Inti ajaran faham Mu`tazilah adalah dasar keyakinan harus
bersumber kepada suatu yang qath`i dan sesuatu yang qath`i harus sesuatu yang
masuk akal (rasional). Itulah sebabnya maka kaum Mu`tazilah menolak
ajaran Al-Qur`an apalagi as Sunnah yang tidak sesuai dengan akal (yang tidak
rasional). Sebagaimana penolakan mereka terhadap mu`jizat para nabi, adanya
malaikat, jin dan tidak percaya adanya takdir. Mereka berpendapat bahwa
sunnatullah tidak mungkin dapat berubah, sesuai dengan firman Allah:“Tidak akan ada perubahan dalam sunnatullah”(Al
Ahzab:62; lihat juga Fathir:43 dan Al Fath:23).

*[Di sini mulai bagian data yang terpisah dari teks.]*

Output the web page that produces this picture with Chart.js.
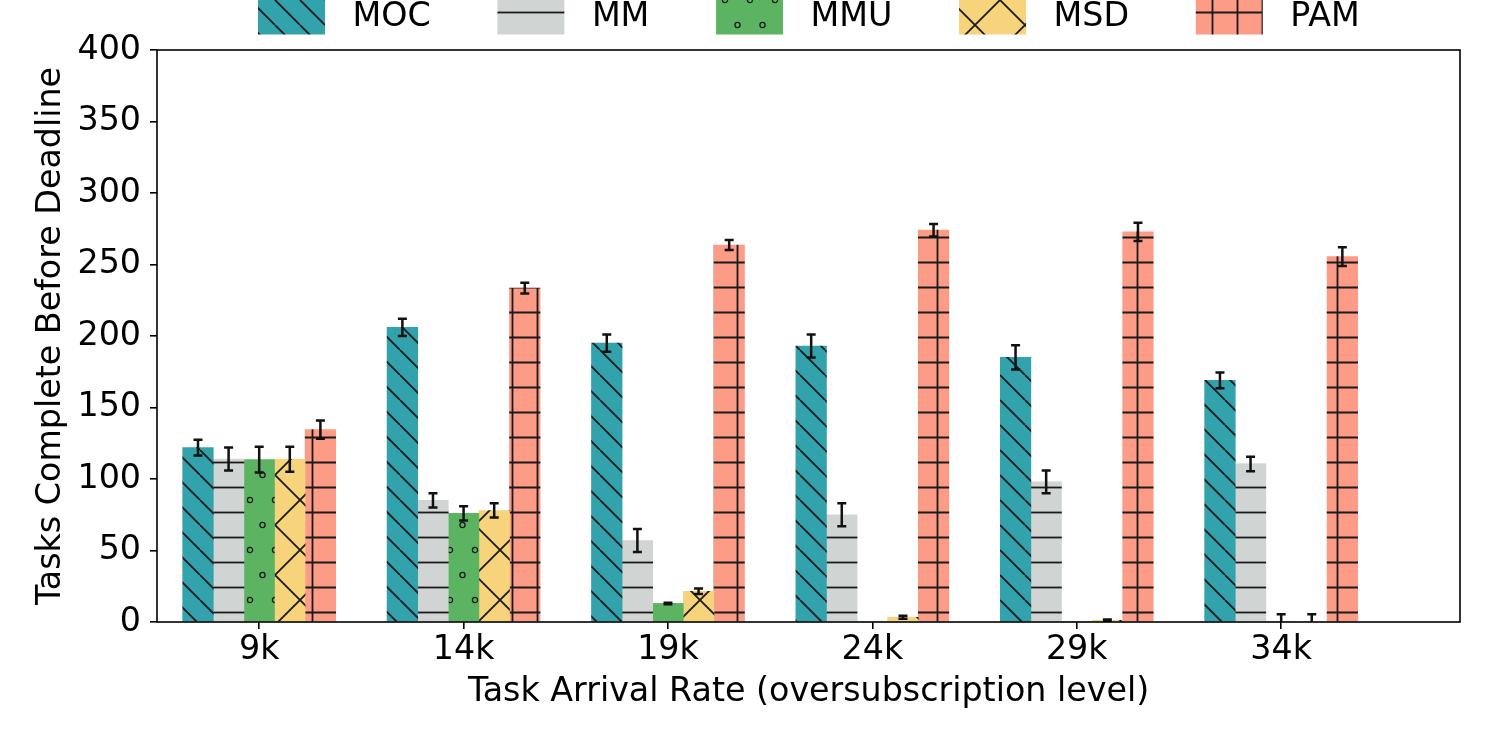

Itulah sebabnya mereka tidak percaya adanya mu`jizat,
yang dianggapnya tidak rasional. Menurut mereka bila benar ada mu`jizat berarti
Allah telah melangar sunnah-Nya sendiri.
Sudah barang tentu pendapat seperti ini bertentangan
dengan apa yang dikajinya dari al Qur`an dan as Sunnah. Bukankah Allah
menyatakan bahwa:“(Allah) melakukan segala apa yang Dia
kehendaki”(Hud : 107).
Untuk kehidupan manusia Allah telah memberikan hukum yang
dinmakan sunnatullah dan bersifat tetap. Tetapi
bagi Allah berlaku hukum pengecualian, karena sifat-Nya sebagai Pencipta yang
Maha Kuasa. Allah adalah Penguasa mutlak. Hukum yang berlaku bagi manusia jelas
berbeda dengan hukum yang berlaku bagi Allah. Bukankah Allah dalam mencipta
segala sesuatu tidak melalui hukum sunnatullah yang berlaku bagi kehidupan
manusia ? Allah telah menciptakan sesuatu yang tidak ada menjadi ada,
menciptakan dari suatu benda mati menjadi benda hidup. Adakah yang dilakukan
Allah dapat dinilai secara rasional ?
Salah satu dialog beliau dengan Abu Ali Al Jubba`i yang
terkenal adalah mengenai, apakah perbuatan Allah dapat diketahui hikmahnya atau
di ta`lilkan atau tidak. Faham Mu`tazilah berpendapat bahwa perbuatan
Allah dapat dita`lilkan dan diuraikan hikmahnya. Sedangkan menurut pendapat
Ahlus Sunnah tidak. Berikut ini dialog antara Abu Al Hasan dengan Abu Ali al
Jubba`i:
A[1] :“Bagaimana kedudukan orang mukmin dan orang
kafir menurut tuan?”
B[2] :“Orang mukmin mendapat tingkat tinggi di
dalam surga karena imannya dan orang kafir masuk ke dalam neraka”.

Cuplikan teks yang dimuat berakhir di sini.